Mass grave at Jamestowne Historic National Park in Virginia. (CC/Sarah Stierch)
The winter of 1609-1610 was harsh for the colonists at Jamestown. About 130 people inhabited the fort in November, and only 60 remained by spring.
The partial skeleton of a teenage girl was found last August in a part of the fort still under archaeological excavation. The Washington Post reports that the skull, lower jaw and leg bone have numerous marks of an ax or cleaver and a knife -- what researchers say is evidence of cannibalism at the settlement.
Historians have long believed, based on written accounts, that colonists resorted to cannibalism that winter. Reports of cannibalism during the "starving time" include corpses being exhumed and eaten and the mysterious disappearance of foraging colonists.

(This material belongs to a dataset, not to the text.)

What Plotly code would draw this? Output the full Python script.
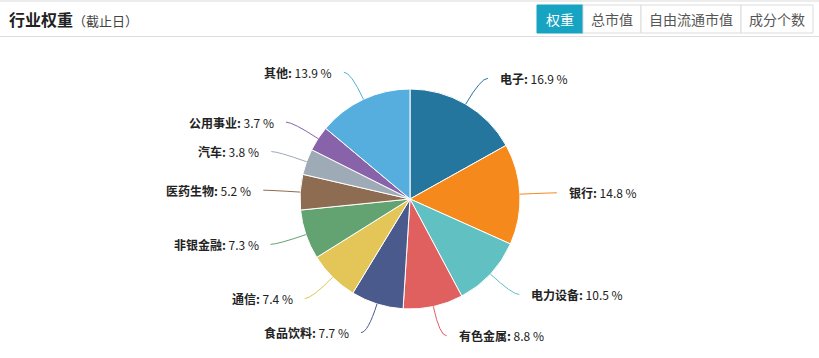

One colonist was executed for killing his wife and salting her flesh.
But the remains present the first physical evidence of cannibalism in New World colonies. “The person is truly figuring it out as they go,” said Douglas Owsley, a physical anthropologist at the Smithsonian Institution.
Several chops to the skull were made before the body was rolled over and a cut made it all the way through. The tibia bone is broken with a single blow, as one might butcher a cow.
Owsley and his collaborator, Kari Bruwelheide, created a reconstruction of what the girl, probably a maidservant or possibly the daughter of a colonist, would have looked like.
The bones, the reconstruction of her head, and the story were presented Wednesday at an event at the Smithsonian’s National Museum of Natural History. They will be displayed at Jamestown.